Wednesday, 13 September 2006

The Heart Always Knows...

So then this is it. I knew when I first started trying to put myself out there that it wasn't going to work. I just thought that with Travis' blessings and his courage behind me that that would be enough to take me over and conquer one of the greatest challenges that I've faced yet. However I found out tonight that it isn't to be so. In a way, it's a relief, but in another it's a massive disappointment, though I haven't decided which one is more potent. But the thing is, I already knew that. I knew that on Monday when I didn't get a phonecall and the hours ticked by. I knew yesterday when nothing happened, nobody came and nothing rang.

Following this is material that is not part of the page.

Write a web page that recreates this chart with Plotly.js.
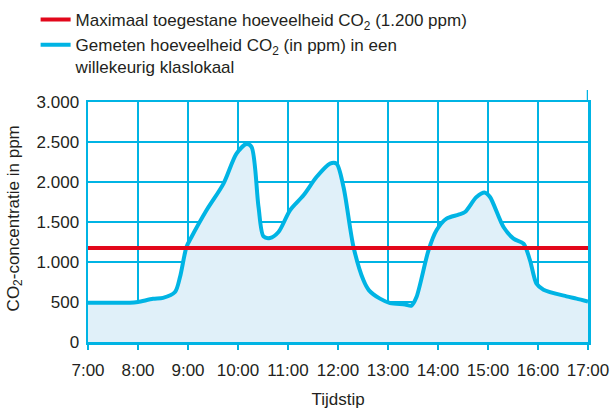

Even though I was trying to prove mind over matter kind of thing by persuing this near-impossible dream for me, it wasn't enough to conquer it and I was told tonight that it wasn't going to happen. The funny thing is, I already knew that it wasn't gonna go through. I knew when I was sitting up there that the only thing keeping the answers coming out of my mouth was my mind and the nerves firing behind it that was allowing me to answer in such a way. But in reality I knew that there was going to be something wrong. There was gonna be a problem, a hitch somewhere along the line, and that in some kind of way it wasn't meant to be. So I guess I have nothing to do but to reflect on what could have been. However I will not saying anything against them because that would lower me and I still have respect for the majority of the people there. However it should be evident that rejection hurts. It stings like a son-of-a-bitch. I'm sorry, Travis.